I had wondered beforehand if the film would cover such topics as the frequent speculation about Cary Grant and Randolph Scott (for which there is amazingly little evidence; the basis for their having been lovers seems to rest almost exclusively on their having roomed together for many years); the rivalries between the Cole Porter set in Hollywood and the Noel Coward set; efforts to hide the bi-, homo-, or pansexuality of actors such as Errol Flynn, Robert Taylor, Laurence Olivier, Danny Kaye, Tyrone Power (all of whom were in fact one of the three); or the proclivities of various actresses. In fact, there was astonishingly little comment on the sexual orientations of the various people in Hollywood. Instead, the entire film deals almost exclusively with images on the screen and only on the screen. This, however, turns out to be far more interesting than a voyeuristic plumbing of the sex lives of the stars. Being a movie buff I had, of course, seen a number of obviously gay characters in the movies. Joel Cairo in THE MALTESE FALCON is merely one of the better known. The documentary is at its finest when it unearths many gay and lesbian images from films of the twenties, thirties, forties, and fifties, decades in which self-censorship limited what could be shown in the movies. Some of these images will be familiar to anyone who has seen many films, such as Mrs. Danvers in REBECCA (those it should be pointed out that even as it is the movie tremendously mutes the lesbianism that is far more blatant in the novel). Many others will be far less familiar. The number of scenes with unmistakable homosexual scenes will, I believe, surprise most people who have seen a lot of movies. The most interesting moment may have been when Gore Vidal admits that he and William Wyler decided that Ben-Hur and Messala had been lovers. Stephen Boyd was informed of this and he acted his half of the relationship with this in mind, while Wyler and Vidal decided not to tell the rather conservative Heston of any of this.

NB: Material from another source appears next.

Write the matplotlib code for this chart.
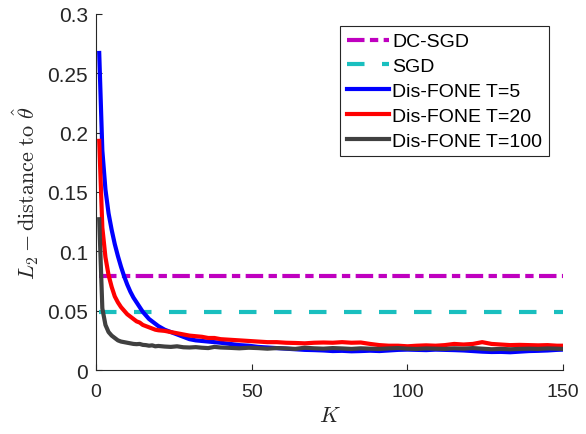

In the end, limiting the discussion of homosexuality to the images on the screen somewhat limited the scope of the documentary. I'm not quite sure what ultimate point they were trying to make, unless it is the somewhat trivial one that gays have been treated negatively in the movies, though that has improved somewhat in recent years. Not knowing what their ultimate goal in the film was, I can't say whether they achieved it.

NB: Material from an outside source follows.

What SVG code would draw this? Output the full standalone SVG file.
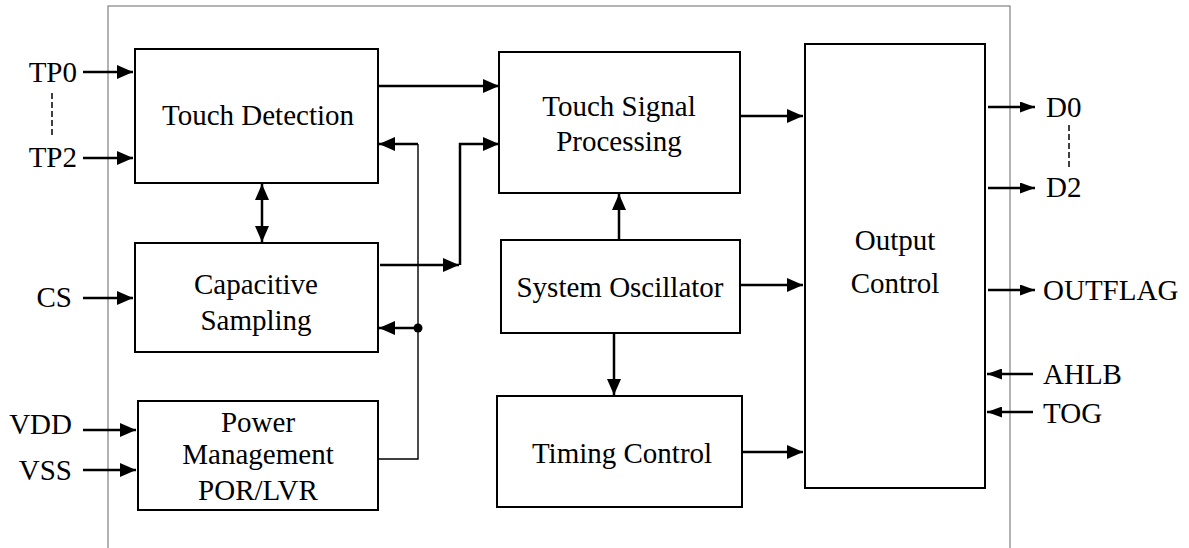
<svg xmlns="http://www.w3.org/2000/svg" width="1189" height="548" viewBox="0 0 1189 548" font-family="'Liberation Serif', 'Times New Roman', serif">
<style>
text{font-family:'Liberation Serif','Times New Roman',serif;font-size:29px;fill:#000}
.box{fill:#fff;stroke:#000;stroke-width:2}
.c{text-anchor:middle}
.e{text-anchor:end}
.w{fill:none;stroke:#000;stroke-width:2.5}
.t{fill:none;stroke:#000;stroke-width:1.4}
.d{fill:none;stroke:#000;stroke-width:1.5;stroke-dasharray:6,3}
</style>
<defs>
<marker id="a" markerUnits="userSpaceOnUse" viewBox="0 0 16 14" refX="16" refY="7" markerWidth="16" markerHeight="14" orient="auto-start-reverse"><path d="M0,0 L16,7 L0,14 z" fill="#000"/></marker>
<marker id="s" markerUnits="userSpaceOnUse" viewBox="0 0 15 11" refX="15" refY="5.5" markerWidth="15" markerHeight="11" orient="auto"><path d="M0,0 L15,5.5 L0,11 z" fill="#000"/></marker>
</defs>
<rect x="108" y="6" width="902" height="560" fill="none" stroke="#808080" stroke-width="1.2"/>
<g id="touch-detection"><rect class="box" x="135" y="49" width="243" height="134"/><text class="c" x="258" y="125">Touch Detection</text></g>
<g id="capacitive-sampling"><rect class="box" x="135" y="243" width="243" height="109"/><text class="c" x="256" y="294">Capacitive</text><text class="c" x="256" y="330">Sampling</text></g>
<g id="power-management"><rect class="box" x="138" y="401" width="240" height="109"/><text class="c" x="258" y="432">Power</text><text class="c" x="258" y="464">Management</text><text class="c" x="258" y="500">POR/LVR</text></g>
<g id="touch-signal-processing"><rect class="box" x="499" y="52" width="241" height="141"/><text class="c" x="619" y="116">Touch Signal</text><text class="c" x="619" y="151">Processing</text></g>
<g id="system-oscillator"><rect class="box" x="501" y="240" width="239" height="93"/><text class="c" x="620" y="297">System Oscillator</text></g>
<g id="timing-control"><rect class="box" x="497" y="396" width="245" height="111"/><text class="c" x="622" y="463">Timing Control</text></g>
<g id="output-control"><rect class="box" x="805" y="44" width="180" height="444"/><text class="c" x="895" y="250">Output</text><text class="c" x="895" y="293">Control</text></g>
<g id="pins">
<text class="e" x="77" y="82">TP0</text>
<text class="e" x="77" y="167">TP2</text>
<text class="e" x="72" y="307">CS</text>
<text class="e" x="72" y="434">VDD</text>
<text class="e" x="72" y="480">VSS</text>
<text x="1046" y="117">D0</text>
<text x="1046" y="197">D2</text>
<text x="1043" y="300">OUTFLAG</text>
<text x="1043" y="384">AHLB</text>
<text x="1043" y="423">TOG</text>
</g>
<g id="connectors">
<line class="d" x1="52" y1="93" x2="52" y2="138"/>
<line class="d" x1="1069" y1="125" x2="1069" y2="168"/>
<line class="w" x1="83" y1="72" x2="133" y2="72" marker-end="url(#a)"/>
<line class="w" x1="83" y1="158" x2="133" y2="158" marker-end="url(#a)"/>
<line class="w" x1="83" y1="298" x2="133" y2="298" marker-end="url(#a)"/>
<line class="w" x1="83" y1="430" x2="136" y2="430" marker-end="url(#a)"/>
<line class="w" x1="83" y1="470" x2="136" y2="470" marker-end="url(#a)"/>
<line class="w" x1="378" y1="86" x2="499" y2="86" marker-end="url(#a)"/>
<line class="w" x1="262" y1="184" x2="262" y2="242" marker-start="url(#a)" marker-end="url(#a)"/>
<line class="w" x1="380" y1="265" x2="459" y2="265" marker-end="url(#a)"/>
<polyline class="w" points="460,265 460,144 499,144" marker-end="url(#a)"/>
<polyline class="t" points="379,459 418,459 418,144"/>
<line class="w" x1="418" y1="144" x2="379" y2="144" marker-end="url(#a)"/>
<line class="w" x1="418" y1="328" x2="379" y2="328" marker-end="url(#a)"/>
<circle cx="418" cy="328" r="4.5" fill="#000"/>
<line class="w" x1="740" y1="116" x2="803" y2="116" marker-end="url(#a)"/>
<line class="w" x1="740" y1="285" x2="803" y2="285" marker-end="url(#a)"/>
<line class="w" x1="742" y1="452" x2="803" y2="452" marker-end="url(#a)"/>
<line class="w" x1="619" y1="239" x2="619" y2="194" marker-end="url(#a)"/>
<line class="w" x1="614" y1="334" x2="614" y2="395" marker-end="url(#a)"/>
<line class="w" x1="988" y1="107" x2="1035" y2="107" marker-end="url(#s)"/>
<line class="w" x1="988" y1="188" x2="1035" y2="188" marker-end="url(#s)"/>
<line class="w" x1="988" y1="290" x2="1035" y2="290" marker-end="url(#s)"/>
<line class="w" x1="1033" y1="374" x2="987" y2="374" marker-end="url(#s)"/>
<line class="w" x1="1033" y1="412" x2="987" y2="412" marker-end="url(#s)"/>
</g>
</svg>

Still, despite an ambiguity at the heart of the film about what they were trying to accomplish, this remains a very interesting film. It is narrated by Lily Tomlin. At the time of its first presentation on HBO the story was widely circulated that she had informally agreed to come out of the closet at the time the film was first shown. At the last minute she seems to have a change of heart. She remains to this day the most poorly closeted person in the United States. To me this points to a perhaps even more interesting story: the way that actors and actresses and directors have stayed closeted over the decades. For every Rupert Everett and Ian McKellan there have been forty actors to stay closeted. That ongoing struggle between maintaining a public image while living a very different life privately is one I find fascinating.
All in all, this is a very good documentary. I definitely recommend it.